Earnest money is a deposit made to a seller showing the buyer's good faith in a transaction. Often used in real estate transactions, earnest money allows the buyer additional time when seeking financing. Earnest money is typically held jointly by the seller and buyer in a trust or escrow account.

Also known as a Good Faith Money.

BREAKING DOWN 'Earnest Money'

When a buyer decides to purchase a home from a seller, both parties enter into a contract stipulating the final sale price of the house and the down payment. The contract does not obligate the buyer to purchase the home since reports from the home appraisal and inspection may reveal problems with the house. The contract does ensure that the seller takes the house off the market while the house is inspected and appraised. To prove to the seller that the buyer’s offer to purchase a property is earnest or in good faith, the buyer will be required to make an earnest payment as a deposit.

The earnest money paid is put toward the buyer's down payment when the transaction is finalized. The transaction is usually finalized after inspections are done and the buyer secures a mortgage with the bank. If the deal falls through, the buyer may or may not be able to reclaim his or her earnest money, depending on how the contract is phrased. If the contract stipulates that the buyer must have appraised the home by a certain deadline, and this does not happen within the specified timeframe, the buyer will probably not be refunded his earnest money. If the buyer decides not to go through with the house purchase for contingencies not listed in the contract agreement, he is most likely to lose the earnest money deposited. The earnest money is retained by the seller to protect the seller from any monetary damages incurred from the broken contract and to keep the resolution of damages out of court. The buyer is likely to get his full earnest deposit back if a failed contingency, such as poor results from an inspection, ensues. Also, if the seller terminates the deal, the earnest money will be returned to the buyer.

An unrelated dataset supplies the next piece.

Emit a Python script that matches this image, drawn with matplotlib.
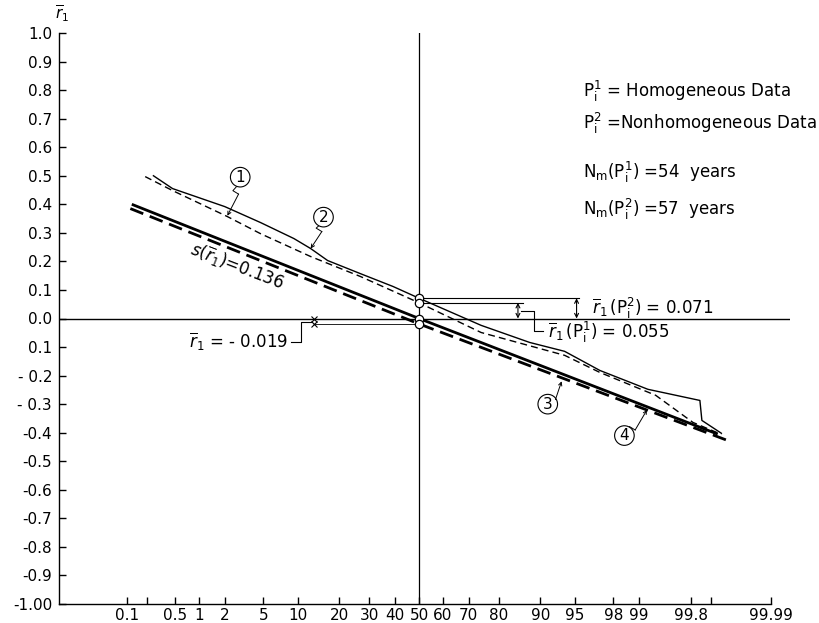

The amount of earnest money to be paid varies from city to city and is to be paid within 1 to 3 days after the seller accepts the buyer’s offer. In Seattle, for example, the earnest money deposit lies in the range of 1% to 3% of the sale price of the property. This means that a property selling for $400,000 will require an earnest deposit between $4,000 and $12,000, as negotiated between the buyer and seller. In addition to the local market rates, the amount of earnest money also depends on the level of interest other buyers have expressed, how hot the housing market in the area is, and how quickly a prospective buyer can close on his or her offering price. Some sellers set fixed amounts on earnest money instead of going with a percentage of sale price or down payment. The fixed amount set by sellers usually fall within the range of $5,000 to $10,000. Of course, the higher the earnest money, the more serious the seller is likely to consider the buyer. Therefore, a buyer should ensure to offer a high enough earnest deposit to be accepted, but not too high as to put extra money at risk since there is still a chance that the deal might not go through and the deposit not refunded.

Earnest money is usually paid by certified check, personal check, or a wire transfer into a trust or escrow account which is held by a real estate brokerage, legal firm, or title company. The funds will be held in the account until the sale of the home has been finalized. At this point, the earnest funds are applied towards the buyer’s down payment. It is important to note that escrow accounts, like any other bank account, can earn interest. Therefore, if the earnest funds in the escrow account earn interest of more than $5,000, the buyer will have to fill out tax form W-9 with the IRS to receive the interest.